Investment Institute

Pesky Data

  • 19 February 2024 (10 min read)

  • The Fed favours the PCE over the CPI, but the latter’s January print strengthens the point that, at least in the US, the last mile of disinflation could be arduous.
  • François Villeroy de Galhau implicitly offers a quid pro quo: an early start of rate cuts against a measured pace for the subsequent accommodation and a landing policy rate above the pre-Covid cruise level. 

The market’s pricing of the Fed has finally converged towards the FOMC’s dot plot: there are now less than four full 25 bps cuts priced in by the end of 2024. Even if that shift has been developing since the beginning of the year, last week’s trigger was the release of a disappointing core CPI print for January. On a 3-month basis the re-acceleration since a trough in August was confirmed. True, the message from the core PCE – the Fed’s favourite gauge – has diverged lately (no clear re-acceleration trend there ) but some of the CPI resilience will likely find its way to the PCE this time. Indeed, fast-growing rents – which play a smaller role in the PCE – are not the only driver of robust price growth in the services sector. The dataflow needs to change quickly, otherwise there is a risk the market will take its shift further and “overtake the dot plot” to push the start of accommodation to very late, if at all, in 2024.
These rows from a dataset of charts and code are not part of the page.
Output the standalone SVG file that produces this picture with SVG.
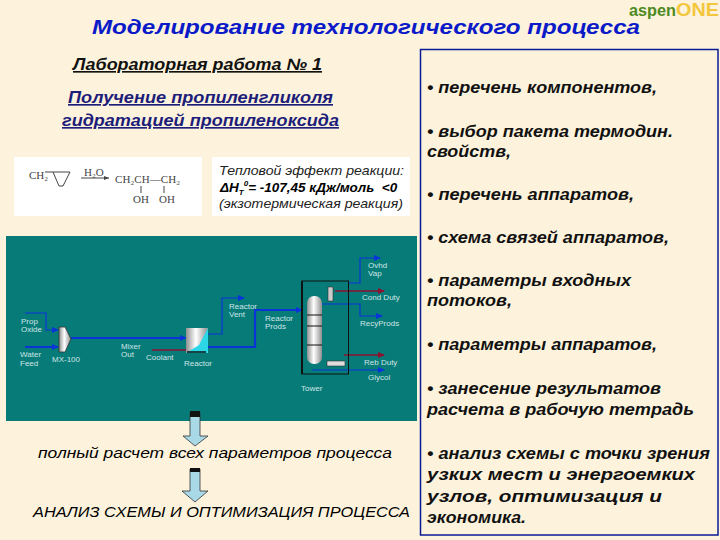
<svg xmlns="http://www.w3.org/2000/svg" width="720" height="540" viewBox="0 0 720 540">
<style>
text{font-family:"Liberation Sans",Arial,sans-serif}
.t{font-weight:bold;font-style:italic;font-size:16.5px}
.h{font-weight:bold;font-style:italic;font-size:16.5px;fill:#111}
.n{font-size:8px;fill:#cfe6e6}
.c{font-family:"Liberation Serif",serif;font-size:11px;fill:#444}
.b{stroke:#0a34d8;stroke-width:1.2;fill:none}
.bb{stroke:#0a34d8;stroke-width:2.2;fill:none}
.r{stroke:#8c1230;stroke-width:1.6;fill:none}
.a{fill:#a9d8e6;stroke:#333;stroke-width:.8}
</style>
<defs>
<linearGradient id="g" x1="0" x2="1" y1="0" y2="0"><stop offset="0" stop-color="#8f8f8f"/><stop offset=".45" stop-color="#fff"/><stop offset="1" stop-color="#8f8f8f"/></linearGradient>
<marker id="mb" markerUnits="userSpaceOnUse" markerWidth="7" markerHeight="6" refX="6" refY="3" orient="auto"><path d="M0 0L7 3L0 6Z" fill="#0a34d8"/></marker>
<marker id="mr" markerUnits="userSpaceOnUse" markerWidth="7" markerHeight="6" refX="6" refY="3" orient="auto"><path d="M0 0L7 3L0 6Z" fill="#8c1230"/></marker>
</defs>
<rect width="720" height="540" fill="#fdf3dc"/>
<g id="title"><text x="92" y="34" font-size="20.5" font-weight="bold" font-style="italic" fill="#0a1ac8" textLength="548" lengthAdjust="spacingAndGlyphs">Моделирование технологического процесса</text></g>
<g id="logo"><text x="629" y="16" font-size="17" font-weight="bold" fill="#4e8a22" textLength="47" lengthAdjust="spacingAndGlyphs">aspen</text><text x="676" y="16" font-size="19" font-weight="bold" fill="#f4c63c" textLength="43" lengthAdjust="spacingAndGlyphs">ONE</text></g>
<g id="subtitle">
<text class="t" x="73" y="70" fill="#111" text-decoration="underline" textLength="249" lengthAdjust="spacingAndGlyphs">Лабораторная работа № 1</text>
<text class="t" x="68" y="103" fill="#1d1d7a" text-decoration="underline" textLength="265" lengthAdjust="spacingAndGlyphs">Получение пропиленгликоля</text>
<text class="t" x="62" y="126" fill="#1d1d7a" text-decoration="underline" textLength="277" lengthAdjust="spacingAndGlyphs">гидратацией пропиленоксида</text>
</g>
<g id="reaction">
<rect x="14" y="157" width="188" height="59" fill="#fff"/>
<text class="c" x="29" y="179">CH₂</text>
<path d="M45 172H70L63 186H59L53 172" fill="none" stroke="#444"/>
<text class="c" x="84" y="176" font-size="9">H₂O</text>
<path d="M81 178H109" stroke="#444"/>
<path d="M104 176L109 178L104 180Z" fill="#444"/>
<text class="c" x="115" y="183" textLength="65">CH₂CH—CH₂</text>
<path d="M141 186V193M164 186V193" stroke="#444"/>
<text class="c" x="133" y="203">OH</text><text class="c" x="159" y="203">OH</text>
</g>
<g id="heat">
<rect x="212" y="157" width="198" height="59" fill="#fff"/>
<text x="219" y="175" font-size="13.5" font-style="italic" fill="#222" textLength="185" lengthAdjust="spacingAndGlyphs">Тепловой эффект реакции:</text>
<text x="220" y="192" font-size="13.5" font-style="italic" font-weight="bold">ΔH<tspan font-size="8" dy="3">T</tspan><tspan font-size="8" dy="-9">0</tspan><tspan dy="6" xml:space="preserve">= -107,45 кДж/моль  &lt;0</tspan></text>
<text x="219" y="208" font-size="13.5" font-style="italic" fill="#222" textLength="184" lengthAdjust="spacingAndGlyphs">(экзотермическая реакция)</text>
</g>
<g id="list-frame"><rect x="420.500" y="49.500" width="297.500" height="485.500" fill="#fdf3dc" stroke="#0a1a96" stroke-width="1.5"/></g>
<g id="list">
<text class="h" x="427" y="93" textLength="230" lengthAdjust="spacingAndGlyphs">• перечень компонентов,</text>
<text class="h" x="427" y="137" textLength="246" lengthAdjust="spacingAndGlyphs">• выбор пакета термодин.</text>
<text class="h" x="427" y="157" textLength="84" lengthAdjust="spacingAndGlyphs">свойств,</text>
<text class="h" x="427" y="200" textLength="207" lengthAdjust="spacingAndGlyphs">• перечень аппаратов,</text>
<text class="h" x="427" y="243" textLength="242" lengthAdjust="spacingAndGlyphs">• схема связей аппаратов,</text>
<text class="h" x="427" y="286" textLength="204" lengthAdjust="spacingAndGlyphs">• параметры входных</text>
<text class="h" x="427" y="306" textLength="85" lengthAdjust="spacingAndGlyphs">потоков,</text>
<text class="h" x="427" y="350" textLength="230" lengthAdjust="spacingAndGlyphs">• параметры аппаратов,</text>
<text class="h" x="427" y="394" textLength="234" lengthAdjust="spacingAndGlyphs">• занесение результатов</text>
<text class="h" x="427" y="415" textLength="267" lengthAdjust="spacingAndGlyphs">расчета в рабочую тетрадь</text>
<text class="h" x="427" y="459" textLength="283" lengthAdjust="spacingAndGlyphs">• анализ схемы с точки зрения</text>
<text class="h" x="427" y="480" textLength="268" lengthAdjust="spacingAndGlyphs">узких мест и энергоемких</text>
<text class="h" x="427" y="502" textLength="235" lengthAdjust="spacingAndGlyphs">узлов, оптимизация и</text>
<text class="h" x="427" y="523" textLength="99" lengthAdjust="spacingAndGlyphs">экономика.</text>
</g>
<rect x="6" y="236" width="411" height="185" fill="#077b78"/>
<g id="connectors">
<path class="b" d="M25 313H46V330H58" marker-end="url(#mb)"/>
<path class="bb" d="M25 347H58" marker-end="url(#mb)"/>
<path class="bb" d="M71 338H186" marker-end="url(#mb)"/>
<path class="r" d="M152 350H186"/>
<path class="b" d="M196 334H222V298H244" marker-end="url(#mb)"/>
<path class="bb" d="M207 347H255V310H302" marker-end="url(#mb)"/>
<path class="b" d="M348 283H360V258H380" marker-end="url(#mb)"/>
<path class="r" d="M335 291H384" marker-end="url(#mr)"/>
<path class="b" d="M322 304H360V316H382" marker-end="url(#mb)"/>
<path class="r" d="M344 355H384" marker-end="url(#mr)"/>
<path class="b" d="M312 370H384" marker-end="url(#mb)"/>
</g>
<g id="mixer"><path d="M59 327H65L71 339L65 352H59Z" fill="url(#g)" stroke="#333" stroke-width=".8"/></g>
<g id="reactor"><rect x="186" y="328" width="22" height="25" fill="#2cd8e8"/><path d="M186 328H208L199 345L186 353Z" fill="url(#g)"/><path d="M187 352H206" stroke="#111" stroke-width="1.500"/></g>
<g id="tower">
<rect x="302" y="281" width="46.500" height="93" fill="none" stroke="#111"/>
<path d="M302 281V374" stroke="#111" stroke-width="2"/>
<rect x="307" y="296" width="15" height="68" rx="7" fill="url(#g)"/>
<path d="M307 315H322M307 326H322M307 345H322" stroke="#111"/>
<rect x="328" y="287" width="5" height="14" fill="#ccc" stroke="#333" stroke-width=".6"/>
<rect x="327" y="361" width="18" height="5" fill="#ddd" stroke="#333" stroke-width=".6"/>
</g>
<g id="labels">
<text class="n" x="21" y="324">Prop</text><text class="n" x="21" y="332">Oxide</text>
<text class="n" x="20" y="357">Water</text><text class="n" x="20" y="366">Feed</text>
<text class="n" x="52" y="362">MX-100</text>
<text class="n" x="121" y="349">Mixer</text><text class="n" x="121" y="357">Out</text>
<text class="n" x="146" y="360">Coolant</text><text class="n" x="184" y="366">Reactor</text>
<text class="n" x="229" y="309">Reactor</text><text class="n" x="229" y="317">Vent</text>
<text class="n" x="265" y="321">Reactor</text><text class="n" x="265" y="329">Prods</text>
<text class="n" x="368" y="268">Ovhd</text><text class="n" x="368" y="276">Vap</text>
<text class="n" x="362" y="300">Cond Duty</text><text class="n" x="360" y="326">RecyProds</text>
<text class="n" x="364" y="365">Reb Duty</text><text class="n" x="368" y="380">Glycol</text>
<text class="n" x="301" y="391">Tower</text>
</g>
<g id="arrow1"><path class="a" d="M190 413H200V436H208L195 446L183 436H190Z"/><path d="M190 411H200V417H190Z" fill="#111"/></g>
<g id="arrow2"><path class="a" d="M190 469H200V491H208L195 502L182 491H190Z"/><path d="M190 468H200V472H190Z" fill="#111"/></g>
<g id="results">
<text x="38" y="458" font-size="15" font-style="italic" textLength="354" lengthAdjust="spacingAndGlyphs">полный расчет всех параметров процесса</text>
<text x="33" y="517" font-size="14.500" font-style="italic" textLength="377" lengthAdjust="spacingAndGlyphs">АНАЛИЗ СХЕМЫ И ОПТИМИЗАЦИЯ ПРОЦЕССА</text>
</g>
</svg>
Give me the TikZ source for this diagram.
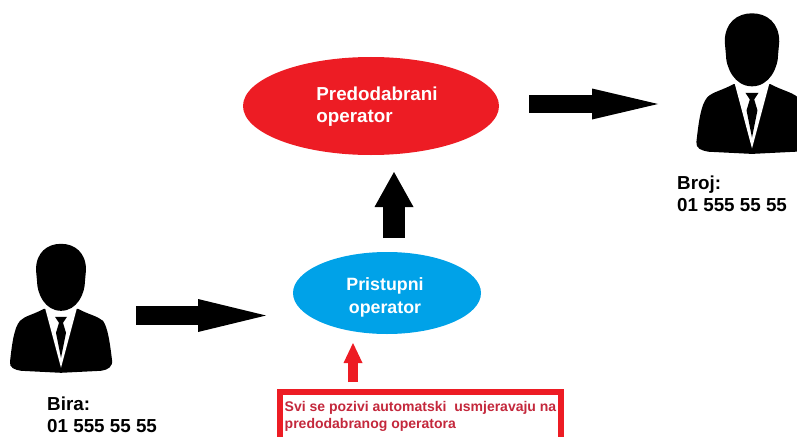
\documentclass[tikz,border=0pt]{standalone}
\usepackage{fontspec}
\setmainfont{Liberation Sans}
\usepackage{pgf,tikz}
\usetikzlibrary{calc}
\usetikzlibrary{arrows.meta}
\usetikzlibrary{shapes.geometric}
\definecolor{crveni}{HTML}{ED1C24}
\definecolor{plavi}{HTML}{00A2E8}
\definecolor{natpis}{HTML}{C4283C}
\newcommand{\veliki}{\fontsize{18.8}{22}\selectfont\bfseries}
\newcommand{\srednji}{\fontsize{17.8}{23}\selectfont\bfseries}
\newcommand{\mali}{\fontsize{14}{17}\selectfont\bfseries}
\tikzset{
  person/.pic={
    % shoulders
    \fill[black] (-17,65) .. controls (-28,71) and (-36,72) .. (-41,77) .. controls (-47,84) and (-49,100) .. (-51,118) .. controls (-52,124) and (-46,126) .. (-40,127) -- (0,129) -- (40,127) .. controls (47,126) and (52,123) .. (51,116) .. controls (49,100) and (47,84) .. (42,77) .. controls (36,72) and (28,71) .. (17,65) -- cycle;
    % shirt
    \fill[white] (-16,64) -- (0,124) -- (16,64) -- cycle;
    % head
    \fill[black] (0,0) .. controls (14,0) and (25,9) .. (25,26) -- (24,37) .. controls (24,50) and (16,67) .. (0,67) .. controls (-16,67) and (-24,50) .. (-24,37) -- (-25,26) .. controls (-25,9) and (-14,0) .. (0,0) -- cycle;
    % tie
    \fill[black] (-6,73) -- (6,73) -- (2,79) -- (5,89) -- (0,114) -- (-5,89) -- (-2,79) -- cycle;
  },
  personbox/.style={draw=none,fill=none,inner sep=0pt,minimum width=101pt},
  operatorbox/.style={ellipse,inner sep=0pt,draw=none},
  plaintext/.style={draw=none,fill=none,align=left,inner sep=0pt},
  fatarrow/.style={line width=#1},
}

\begin{document}
\begin{tikzpicture}[x=1pt,y=-1pt]
  \useasboundingbox (0,0) rectangle (797,436);
  \clip (0,0) rectangle (797,436);

  % Caller
  \node[personbox,minimum height=129pt] (bira) at (61,308.5) {};
  \pic at (bira.north) {person};
  \node[plaintext,font=\veliki,anchor=north west] (biratext) at (47,397) {Bira:\\01 555 55 55};

  % Called party
  \node[personbox,minimum height=141pt] (broj) at (752,84) {};
  \pic[scale=1.09] at (broj.north) {person};
  \node[plaintext,font=\veliki,anchor=north west] (brojtext) at (677,176) {Broj:\\01 555 55 55};

  % Operators
  \node[operatorbox,fill=crveni,minimum width=256pt,minimum height=98pt] (predodabrani) at (371,106) {};
  \node[plaintext,font=\veliki,text=white] (predodabranitext) at ($(predodabrani)+(6,1)$) {Predodabrani\\operator};
  \node[operatorbox,fill=plavi,minimum width=188pt,minimum height=82pt] (pristupni) at (387,293) {};
  \node[plaintext,font=\srednji,text=white,align=center] (pristupnitext) at ($(pristupni)+(-2,4)$) {Pristupni\\operator};

  % Note
  \node[draw=crveni,line width=5.5pt,fill=white,minimum height=49pt,minimum width=281pt,inner sep=0pt,align=left,text=natpis,font=\mali] (napomena) at (420.5,416.5) {Svi se pozivi automatski\ \ usmjeravaju na\\predodabranog operatora};

  % Arrows
  \draw[fatarrow=19pt,-{Triangle[length=68pt,width=33pt,line width=0pt]}] ($(bira)+(75,7)$) -- ($(pristupni)+(-121,22.5)$);
  \draw[fatarrow=22pt,-{Triangle[length=35pt,width=39pt,line width=0pt]}] ($(pristupni)+(7,-55)$) -- ($(predodabrani)+(23,66)$);
  \draw[fatarrow=18pt,-{Triangle[length=66pt,width=31pt,line width=0pt]}] ($(predodabrani)+(158,-2)$) -- ($(broj)+(-94,20)$);
  \draw[fatarrow=10pt,crveni,-{Triangle[length=20pt,width=19pt,line width=0pt]}] ($(napomena)+(-67.5,-34.5)$) -- ($(pristupni)+(-34,50)$);
\end{tikzpicture}
\end{document}
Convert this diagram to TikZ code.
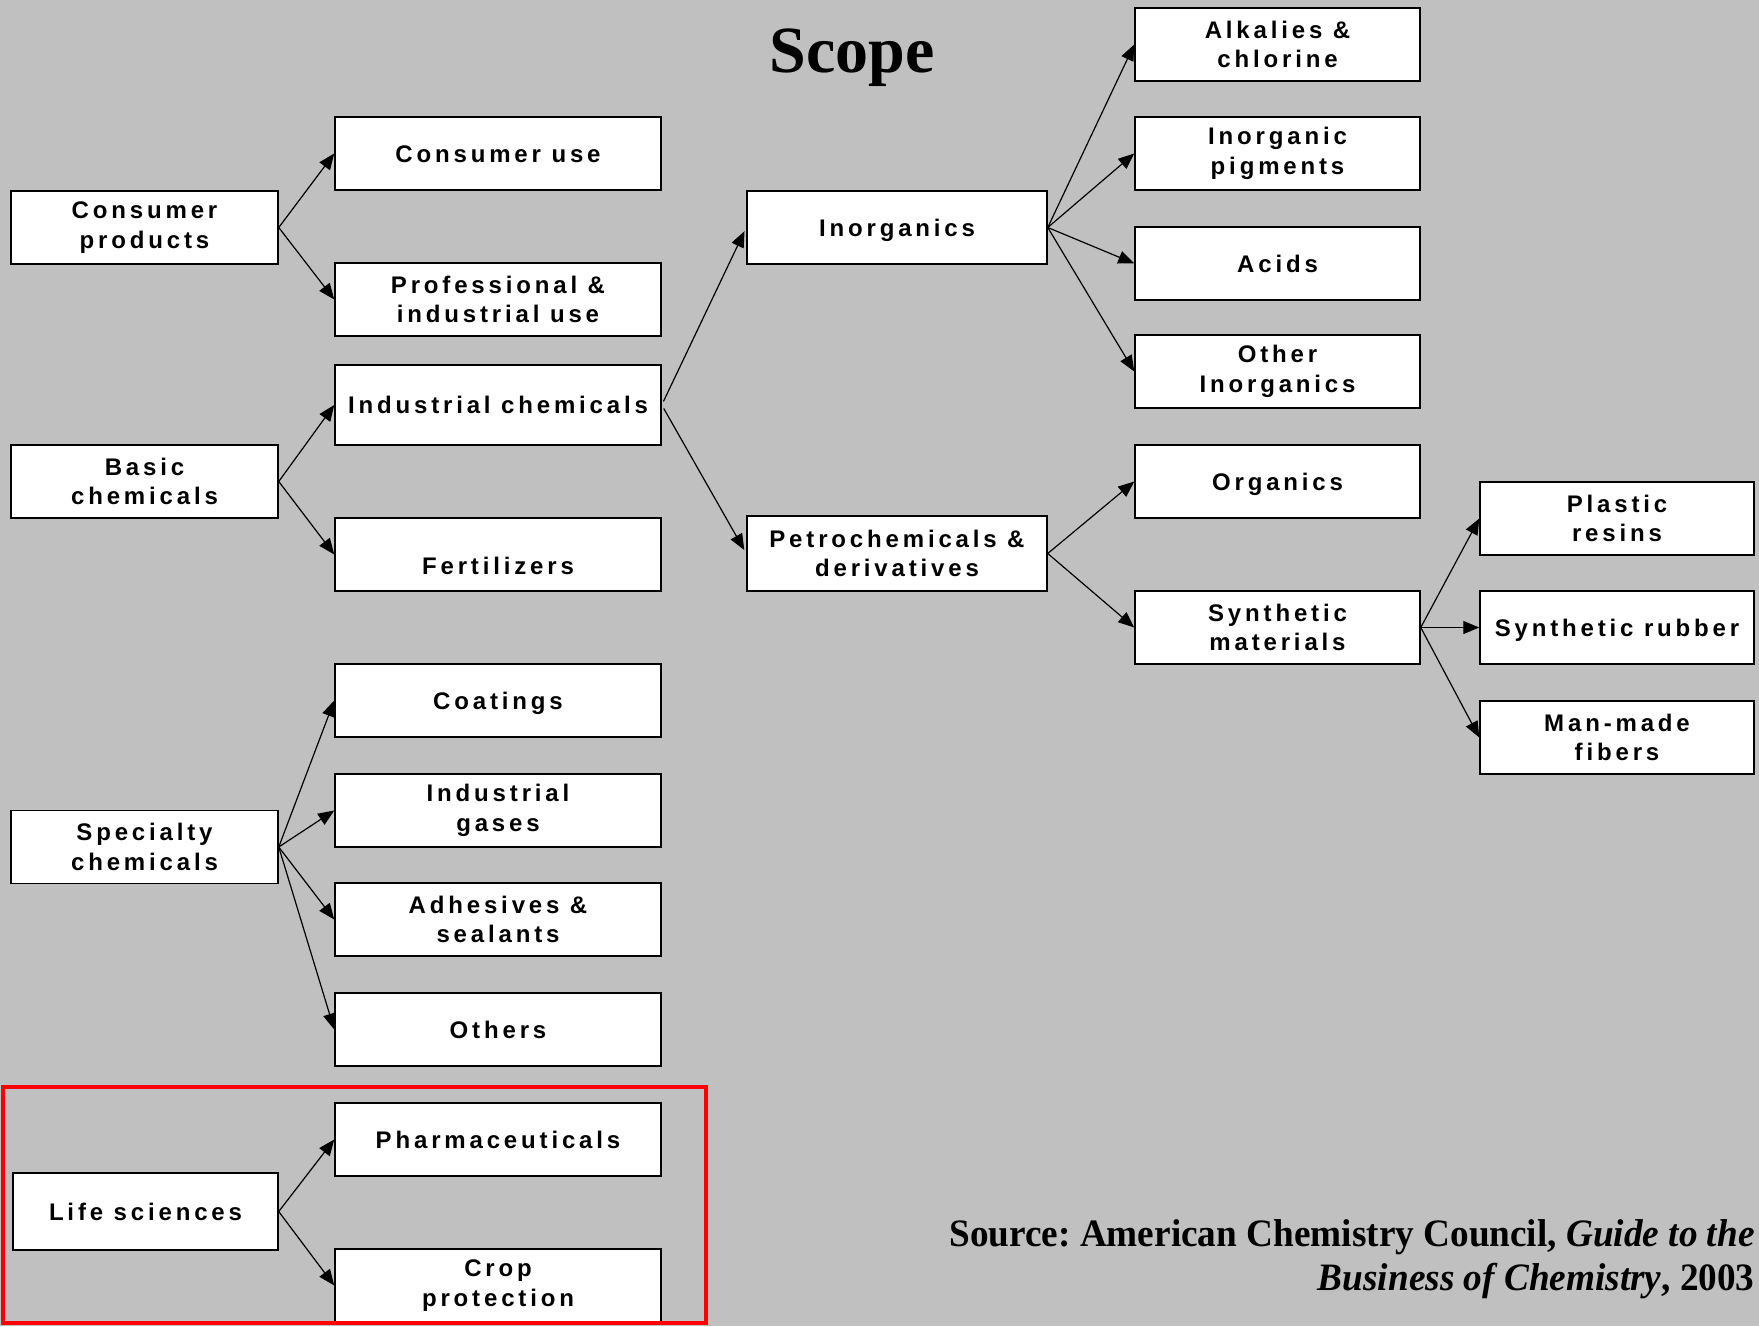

Meanwhile, the ECB Governing Council is busy discussing publicly which “policy mistake” is the most plausible. Isabel Schnabel and Joachim Nagel took a firm view: the risk of cutting too soon still dominates. We agree that the policy space at the ECB is now ample enough that failing to respond early to the deterioration of the real economy could be offset by deep and quick rate cuts down the line. Yet, we are concerned that the adverse consequences for the Euro area of a delayed monetary policy response could be compounded by the restrictive turn of the fiscal stance. Moreover, having the ECB slashing rates in an emergency mode after a late first cut would not do wonders to the central bank’s credibility. BDF Governor Villeroy de Galhau is clearly preoccupied by the risk of cutting too late. We think his interview to L’Echo last week was implicitly an offer of a quid pro quo to the hawks: an early cut would be “offset” by a slow pace of subsequent loosening, and the final level of the policy rate would not be as low as what was seen between the Great Financial Crisis and Covid. This strengthens our view that there should be a floor to the overall quantum of rate cuts priced by the market this year, now significantly larger than for the Fed.